Le projet a été lancé en décembre 2020 par Raja Walter, un catholique de Youhanabad. Ce quartier démuni compte plus de 50 églises non enregistrées et environ 150 000 chrétiens, dont plus de 7 000 catholiques. « Des visites à domicile ont été organisées durant trois mois, afin de collecter des objets et vêtements inutilisés. Ce mur permet de relier directement les donateurs aux bénéficiaires dans le besoin. Ce qui ne sert pas à quelqu’un peut être utile à d’autres », commente Raja Walter, qui possède un fast-food à Lahore et qui a installé le « Mur de Jésus » devant sa maison de Youhanabad. Depuis mars dernier, au début de la pandémie, il tente de venir en aide aux travailleurs journaliers et aux veuves du quartier. « Le mur a été installé chez moi afin de protéger la dignité des bénéficiaires. Près de 30 % d’entre eux sont musulmans. Le but est également de favoriser le don du sang et l’entraide pour les recherches d’emploi. Les diplômés chrétiens sont invités à déposer leurs CV, et une liste de contacts est en train d’être créée », ajoute Raja Walter.
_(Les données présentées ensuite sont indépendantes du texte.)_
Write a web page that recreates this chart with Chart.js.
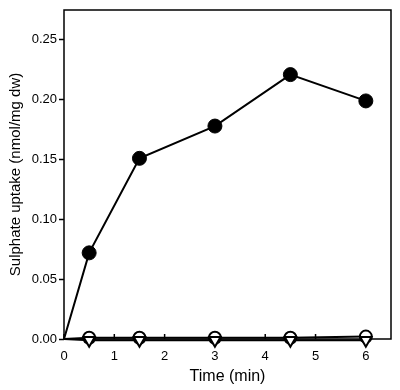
<!DOCTYPE html>
<html><head><meta charset="utf-8">
<script src="https://cdn.jsdelivr.net/npm/chart.js@4/dist/chart.umd.min.js"></script>
<style>html,body{margin:0;padding:0;background:#fff}#wrap{width:400px;height:390px}</style>
</head><body><div id="wrap"><canvas id="c" width="400" height="390"></canvas></div>
<script>
const times = [0, 0.5, 1.5, 3, 4.5, 6];
const filledCircles = [0, 0.072, 0.151, 0.178, 0.221, 0.199];
const openCircles = [0, 0.001, 0.001, 0.001, 0.001, 0.002];
const openTriangles = [0, -0.001, -0.001, -0.001, -0.001, -0.001];
const xTicks = [0, 1, 2, 3, 4, 5, 6];
const yTicks = [0, 0.05, 0.10, 0.15, 0.20, 0.25];

const pts = (vals) => times.map((t, i) => ({x: t, y: vals[i]})).filter(p => p.y !== null);
const radii = (r) => times.map(t => t === 0 ? 0 : r);

const frame = {
  id: 'frame',
  beforeDatasetsDraw(chart) {
    const {ctx, chartArea: a, scales} = chart;
    ctx.save();
    ctx.strokeStyle = '#000';
    ctx.lineWidth = 1.5;
    ctx.strokeRect(a.left, a.top, a.right - a.left, a.bottom - a.top);
    const xs = scales.x;
    xs.ticks.forEach(t => {
      const px = xs.getPixelForValue(t.value);
      ctx.beginPath(); ctx.moveTo(px, a.bottom); ctx.lineTo(px, a.bottom - 5); ctx.stroke();
    });
    ctx.restore();
  }
};

new Chart(document.getElementById('c'), {
  type: 'scatter',
  data: {
    datasets: [
      {data: pts(openTriangles), showLine: true, borderColor: '#000', borderWidth: 2,
       pointStyle: 'triangle', rotation: 180, pointRadius: radii(6.5), pointBackgroundColor: '#fff',
       pointBorderColor: '#000', pointBorderWidth: 2, clip: false, order: 1},
      {data: pts(openCircles), showLine: true, borderColor: '#000', borderWidth: 2,
       pointStyle: 'circle', pointRadius: radii(6), pointBackgroundColor: '#fff',
       pointBorderColor: '#000', pointBorderWidth: 2, clip: false, order: 2},
      {data: pts(filledCircles), showLine: true, borderColor: '#000', borderWidth: 2,
       pointStyle: 'circle', pointRadius: radii(7), pointBackgroundColor: '#000',
       pointBorderColor: '#000', pointBorderWidth: 1, clip: false, order: 3}
    ]
  },
  options: {
    responsive: false, animation: false,
    layout: {padding: {top: 10, right: 9, left: 0, bottom: 0}},
    plugins: {legend: {display: false}, tooltip: {enabled: false}},
    scales: {
      x: {
        type: 'linear', min: 0, max: 6.5,
        afterBuildTicks: s => { s.ticks = xTicks.map(v => ({value: v})); },
        afterFit: s => { s.height = 51; },
        grid: {display: true, drawOnChartArea: false, drawTicks: false, color: '#000'},
        border: {display: false},
        ticks: {color: '#000', padding: 10, font: {family: 'Liberation Sans', size: 13}},
        title: {display: true, text: 'Time (min)', color: '#000', padding: {top: 0, bottom: 4},
                font: {family: 'Liberation Sans', size: 16}}
      },
      y: {
        type: 'linear', min: 0, max: 0.275,
        afterBuildTicks: s => { s.ticks = yTicks.map(v => ({value: v})); },
        afterFit: s => { s.width = 64; },
        grid: {display: true, drawOnChartArea: false, drawTicks: true, tickLength: 5, color: '#000', tickWidth: 1.5},
        border: {display: false},
        ticks: {color: '#000', padding: 2, font: {family: 'Liberation Sans', size: 13},
                callback: v => v.toFixed(2)},
        title: {display: true, text: 'Sulphate uptake (nmol/mg dw)', color: '#000', padding: {top: 7, bottom: 0},
                font: {family: 'Liberation Sans', size: 15}}
      }
    }
  },
  plugins: [frame]
});
</script></body></html>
Inflation et emplois précaires

Selon le groupe PPI (Pakistan Partnership Initiative), une organisation chrétienne basée à Islamabad, 70 % des chrétiens – en particulier les ouvriers et les travailleurs journaliers – ont perdu leur emploi ou ont déploré des baisses de revenus durant le confinement. En 2009, le gouvernement pakistanais a réservé un quota de 5 % d’emplois réservés aux minorités, mais les organisations humanitaires estiment que la plupart des personnes issues des minorités religieuses occupent des emplois précaires. En 2016, le gouvernement du Pendjab a abandonné la politique qui réserve habituellement les emplois de nettoyage aux non musulmans. Pourtant, les autorités continuent de diffuser des publicités pour des emplois de balayeurs réservés aux chrétiens. Par ailleurs, selon le Bureau pakistanais des Statistiques, l’inflation hebdomadaire a atteint un pic de 9,17 % depuis neuf semaines, par rapport à l’année précédente.
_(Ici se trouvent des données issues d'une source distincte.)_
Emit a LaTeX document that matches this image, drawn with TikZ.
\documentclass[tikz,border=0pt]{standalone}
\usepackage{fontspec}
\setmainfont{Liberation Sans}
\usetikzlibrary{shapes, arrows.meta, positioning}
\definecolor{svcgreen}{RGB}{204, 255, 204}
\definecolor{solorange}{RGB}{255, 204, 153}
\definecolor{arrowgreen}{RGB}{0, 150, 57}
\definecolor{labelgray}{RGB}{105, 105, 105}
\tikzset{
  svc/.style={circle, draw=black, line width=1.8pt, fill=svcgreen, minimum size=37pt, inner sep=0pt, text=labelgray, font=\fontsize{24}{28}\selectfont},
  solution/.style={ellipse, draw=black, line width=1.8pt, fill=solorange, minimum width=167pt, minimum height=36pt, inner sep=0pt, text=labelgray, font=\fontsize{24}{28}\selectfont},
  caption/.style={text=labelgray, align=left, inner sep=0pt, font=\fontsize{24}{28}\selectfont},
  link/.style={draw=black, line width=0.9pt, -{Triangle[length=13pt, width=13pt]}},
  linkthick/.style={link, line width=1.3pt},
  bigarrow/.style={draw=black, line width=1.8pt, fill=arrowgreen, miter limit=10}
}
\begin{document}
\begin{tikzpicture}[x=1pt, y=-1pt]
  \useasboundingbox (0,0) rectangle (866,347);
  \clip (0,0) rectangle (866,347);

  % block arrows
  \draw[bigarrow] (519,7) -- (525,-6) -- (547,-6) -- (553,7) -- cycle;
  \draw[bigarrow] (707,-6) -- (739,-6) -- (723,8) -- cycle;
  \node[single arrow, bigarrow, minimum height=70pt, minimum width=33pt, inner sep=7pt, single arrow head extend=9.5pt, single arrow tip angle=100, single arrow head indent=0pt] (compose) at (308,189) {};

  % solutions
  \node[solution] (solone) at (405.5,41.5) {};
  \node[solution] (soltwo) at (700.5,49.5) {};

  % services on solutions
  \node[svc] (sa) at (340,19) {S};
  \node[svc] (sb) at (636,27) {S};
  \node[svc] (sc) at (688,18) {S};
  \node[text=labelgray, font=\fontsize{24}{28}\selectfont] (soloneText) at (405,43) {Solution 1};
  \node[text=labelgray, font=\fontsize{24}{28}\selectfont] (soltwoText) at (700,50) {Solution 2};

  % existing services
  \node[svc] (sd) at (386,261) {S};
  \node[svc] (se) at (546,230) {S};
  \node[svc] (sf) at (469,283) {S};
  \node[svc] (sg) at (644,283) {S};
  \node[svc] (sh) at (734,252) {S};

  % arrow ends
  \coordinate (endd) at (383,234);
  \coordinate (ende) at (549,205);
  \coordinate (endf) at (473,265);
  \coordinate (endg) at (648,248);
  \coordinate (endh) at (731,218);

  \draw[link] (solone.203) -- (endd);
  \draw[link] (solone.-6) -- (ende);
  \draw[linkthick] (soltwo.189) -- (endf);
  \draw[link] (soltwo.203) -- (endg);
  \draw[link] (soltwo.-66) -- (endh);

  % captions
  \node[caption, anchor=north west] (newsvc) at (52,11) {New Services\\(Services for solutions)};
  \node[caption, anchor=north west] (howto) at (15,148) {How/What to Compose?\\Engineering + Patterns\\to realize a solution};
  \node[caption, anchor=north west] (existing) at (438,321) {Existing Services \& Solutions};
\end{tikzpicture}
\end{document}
60 % des chrétiens pakistanais sous le seuil de pauvreté

Selon le père Francis Gulzar, curé de l’église Saint-Jean de Youhanabad, l’idée du « Mur de Jésus » a été inspirée par le projet Deewar-e-Mehrubani, (« Mur de la bonté »), une œuvre caritative lancée en 2015 par un anonyme iranien. « Si vous n’en avez pas besoin, laissez-le. Si vous en avez besoin, prenez-le » : l’inscription est affichée sur le mur iranien, situé dans la ville de Mashhad. L’idée s’est répandue rapidement sur les réseaux sociaux, et un premier « Mur de la bonté » a vu le jour au Pakistan, en 2016, grâce à deux enseignantes de Karachi. D’autres murs ont été créés dans d’autres villes du pays, mais beaucoup de projets ont été abandonnés. « Le Mur de Jésus est une nouvelle initiative d’un catholique laïc de Youhanabad. Les pauvres sont les grands bénéficiaires de projet. Cela peut aussi favoriser l’harmonie interreligieuse dans notre quartier, qui a souffert dans le passé », explique le père Gulzar.
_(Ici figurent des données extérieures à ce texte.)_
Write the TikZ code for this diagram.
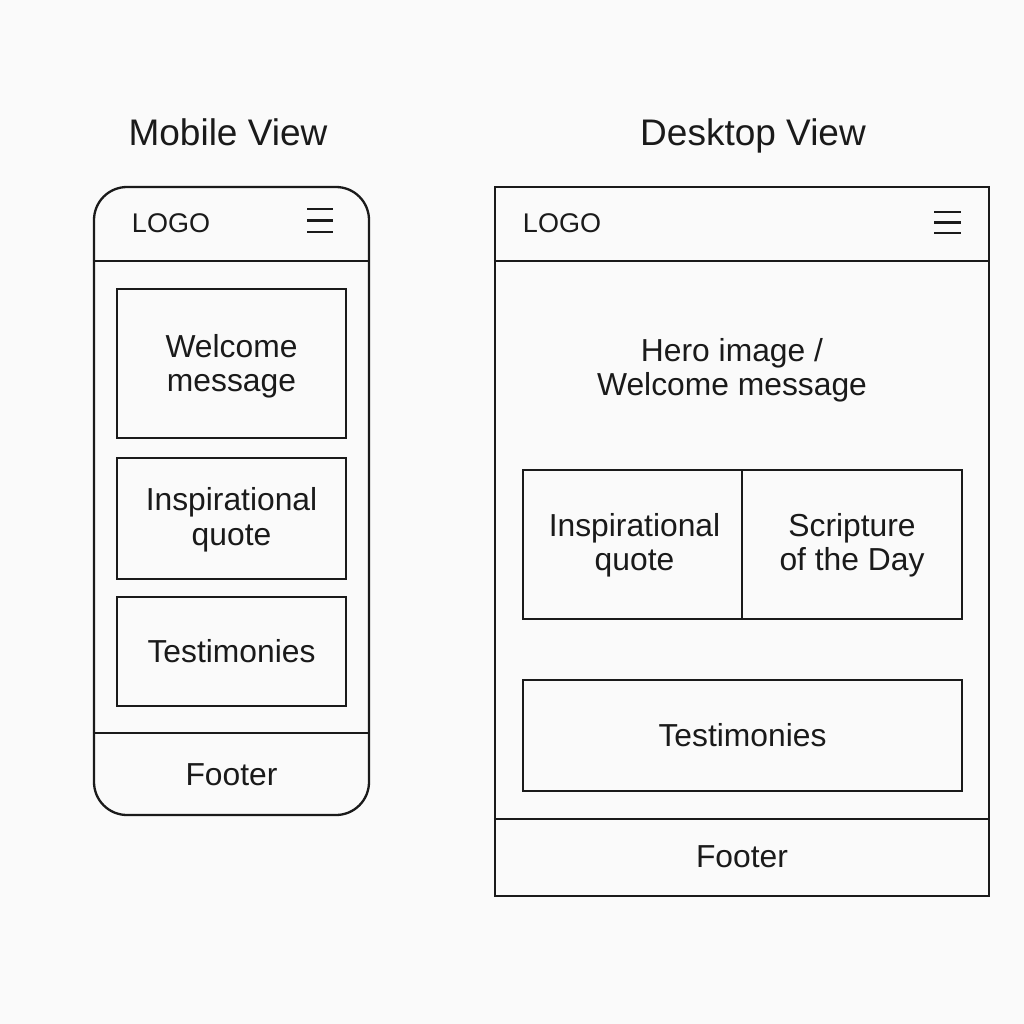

Le prêtre, vicaire général de l’archidiocèse de Lahore, évoque notamment un attentat suicide commis en 2015 durant une messe dominicale, dont il a été témoin et qui a tué 15 chrétiens et causé plus de 70 blessés. « Une campagne de sensibilisation soutenue par les gouvernements locaux pourrait contribuer à faire connaître l’initiative et à relancer d’autres projets abandonnés », ajoute le père Gulzar. Entre 2009 et 2018, l’Index mondial de la générosité (World Giving Index) a classé le Pakistan comme le 69e pays le plus généreux sur 126 nations. Durant le confinement, des dons alimentaires ont également été organisés par les autorités du Pakistan, où près de 60 % des chrétiens vivent sous le seuil de pauvreté.